When Yvonne and I were involved in cowboy action shooting, my choice of caliber was mostly .44 WCF (.44-40) because I wanted to shoot in the Black Powder Cartridge class. You get more bang and smoke for your bucks with BP! I have vintage Winchester .44-40 lever guns but the one I’ve fired the most is a Cimarron Model 1873, with a 24″ barrel in the pistol grip configuration. And guess what: I also favor 7 ½” barrels on my Colt Frontier Six-Shooters. One was made in 1913 and another in 2010.

For black powder handloads, RCBS #44-200FN is a true winner. It’s accurate and slides through a lever gun perfectly. For use with BP, the bullets need lubing with SPG or DGL to help keep fouling soft. Modern Winchester brass will hold about 35 grains of Swiss 1 ½ Fg black powder and will give over 900 fps from 7 ½” barrels. Add about 300 fps from 24″ barrels.

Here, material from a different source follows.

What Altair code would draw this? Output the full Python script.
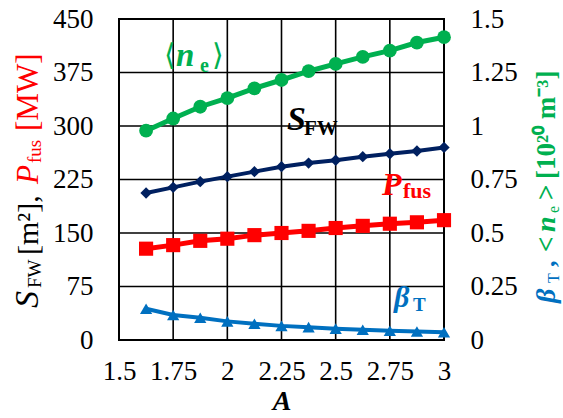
import altair as alt
import pandas as pd

# ---------------- data ----------------
A = [1.625, 1.75, 1.875, 2.0, 2.125, 2.25, 2.375, 2.5, 2.625, 2.75, 2.875, 3.0]
S_FW = [206, 214, 222, 229, 236, 243, 248, 252, 257, 261, 265, 270]
P_FUS = [128, 133, 139, 142, 147, 150, 153, 157, 160, 163, 165, 168]
N_E = [0.978, 1.035, 1.09, 1.13, 1.176, 1.215, 1.256, 1.29, 1.323, 1.352, 1.39, 1.415]
BETA_T = [0.146, 0.117, 0.104, 0.087, 0.076, 0.066, 0.06, 0.053, 0.048, 0.043, 0.04, 0.036]

X_TICKS = [1.5, 1.75, 2, 2.25, 2.5, 2.75, 3]
LEFT_TICKS = [0, 75, 150, 225, 300, 375, 450]
RIGHT_TICKS = [0, 0.25, 0.5, 0.75, 1, 1.25, 1.5]

df = pd.DataFrame({
    "A": A * 4,
    "value": S_FW + P_FUS + N_E + BETA_T,
    "series": ["S_FW"] * len(A) + ["P_fus"] * len(A) + ["n_e"] * len(A) + ["beta_T"] * len(A),
})
xgrid_df = pd.DataFrame({"A": X_TICKS})
ygrid_df = pd.DataFrame({"value": LEFT_TICKS})

W, H = 325, 321
FONT = "Liberation Serif"
GREEN = "#00B050"
NAVY = "#002060"
RED = "#FF0000"
BLUE = "#0070C0"

LABEL_EXPR = "'' + datum.value"
LABEL_STYLE = dict(labelFont=FONT, labelFontSize=27, labelColor="black")

x_scale = alt.Scale(domain=[1.5, 3], nice=False, zero=False)
x_enc = alt.X(
    "A:Q",
    scale=x_scale,
    axis=alt.Axis(values=X_TICKS, labelExpr=LABEL_EXPR, title="A", grid=False, ticks=False,
                  domain=False, labelPadding=18, titlePadding=3, labelFlush=False,
                  labelOverlap=False,
                  titleFont=FONT, titleFontSize=28, titleFontStyle="italic",
                  titleFontWeight="bold", titleColor="black", **LABEL_STYLE),
)

y_left_scale = alt.Scale(domain=[0, 450], nice=False)
y_left = alt.Y(
    "value:Q",
    scale=y_left_scale,
    axis=alt.Axis(values=LEFT_TICKS, title=None, grid=False, ticks=False, domain=False,
                  labelPadding=26, labelFlush=False, labelOverlap=False, **LABEL_STYLE),
)
y_right = alt.Y(
    "value:Q",
    scale=alt.Scale(domain=[0, 1.5], nice=False),
    axis=alt.Axis(values=RIGHT_TICKS, labelExpr=LABEL_EXPR, title=None, grid=False,
                  ticks=False, domain=False, orient="right", labelPadding=26,
                  labelFlush=False, labelOverlap=False, **LABEL_STYLE),
)


def series(name, color, shape, size, sw, y_enc):
    base = alt.Chart(df).transform_filter(alt.datum.series == name)
    line = base.mark_line(color=color, strokeWidth=sw).encode(x=x_enc, y=y_enc)
    pts = base.mark_point(shape=shape, size=size, filled=True, color=color,
                          opacity=1).encode(x=x_enc, y=y_enc)
    return [line, pts]


one = pd.DataFrame({"k": [0]})


def txt(s, x, y, size, color, style="normal", weight="normal", angle=0,
        align="left", baseline="alphabetic"):
    return alt.Chart(one).mark_text(
        text=s, font=FONT, fontSize=size, fontStyle=style, fontWeight=weight,
        color=color, angle=angle, align=align, baseline=baseline,
    ).encode(x=alt.value(x), y=alt.value(y))


# gridlines drawn from the tick arrays, spanning the whole plot area
xgrid = alt.Chart(xgrid_df).mark_rule(color="black", strokeWidth=1.6).encode(
    x=x_enc, y=alt.value(0), y2=alt.value(H))
ygrid = alt.Chart(ygrid_df).mark_rule(color="black", strokeWidth=1.6).encode(
    y=y_left, x=alt.value(0), x2=alt.value(W))

left = alt.layer(
    xgrid,
    ygrid,
    *series("S_FW", NAVY, "diamond", 130, 4, y_left),
    *series("P_fus", RED, "square", 200, 5, y_left),
)
right = alt.layer(
    *series("n_e", GREEN, "circle", 190, 5, y_right),
    *series("beta_T", BLUE, "triangle-up", 150, 4, y_right),
)

annotations = alt.layer(
    # <n_e>
    txt("⟨", 45, 46, 30, GREEN),
    txt("n", 57, 47, 33, GREEN, "italic", "bold"),
    txt("e", 81, 53, 20, GREEN, weight="bold"),
    txt("⟩", 93, 46, 30, GREEN),
    # S_FW
    txt("S", 168, 111, 34, "black", "italic", "bold"),
    txt("FW", 185, 116, 21, "black", weight="bold"),
    # P_fus
    txt("P", 263, 176, 32, RED, "italic", "bold"),
    txt("fus", 284, 179, 22, RED, weight="bold"),
    # beta_T
    txt("β", 275, 288, 30, BLUE, "italic", "bold"),
    txt("T", 294, 292, 19, BLUE, weight="bold"),
    # left axis title
    txt("S", -81, 289, 34, "black", "italic", angle=270),
    txt("FW", -78, 269, 19, "black", angle=270),
    txt("[m²],", -81, 236, 30, "black", angle=270),
    txt("P", -81, 165, 31, RED, "italic", angle=270),
    txt("fus", -78, 144, 19, RED, angle=270),
    txt("[MW]", -81, 112, 31, RED, angle=270),
    # right axis title
    txt("β", 436, 284, 28, BLUE, "italic", "bold", angle=270),
    txt("T", 440, 264, 16, BLUE, angle=270),
    txt(",", 436, 248, 26, BLUE, weight="bold", angle=270),
    txt("<", 436, 233, 27, GREEN, weight="bold", angle=270),
    txt("n", 436, 213, 28, GREEN, "italic", "bold", angle=270),
    txt("e", 440, 194, 16, GREEN, angle=270),
    txt(">", 436, 181, 27, GREEN, weight="bold", angle=270),
    txt("[10²⁰ m⁻³]", 436, 160, 27, GREEN, weight="bold", angle=270),
)

chart = alt.layer(left, right, annotations).resolve_scale(y="independent").properties(
    width=W,
    height=H,
    autosize=alt.AutoSizeParams(type="none"),
    padding={"left": 119, "top": 19, "right": 119, "bottom": 78},
).configure_view(
    stroke="black", strokeWidth=2,
)

chart.save("out.html", embed_options={"renderer": "svg", "actions": False})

Here at home, I seldom use black powder for my fun shooting. I’ve found Trail Boss powder at 6.0 grains pushes 200-grain bullets to about 750 fps from 7 ½” revolver barrels and about 900 fps from 24″ rifle barrels. In a recent project I discovered RCBS 44-200CM and Lyman 427666 bullet molds for 200-grain RN/FP bullets give excellent results. There is no shortage of good .44-40 bullets whether they’re home-cast or commercially made.

Shooting the above guns and loads are usually how I spent my spare time.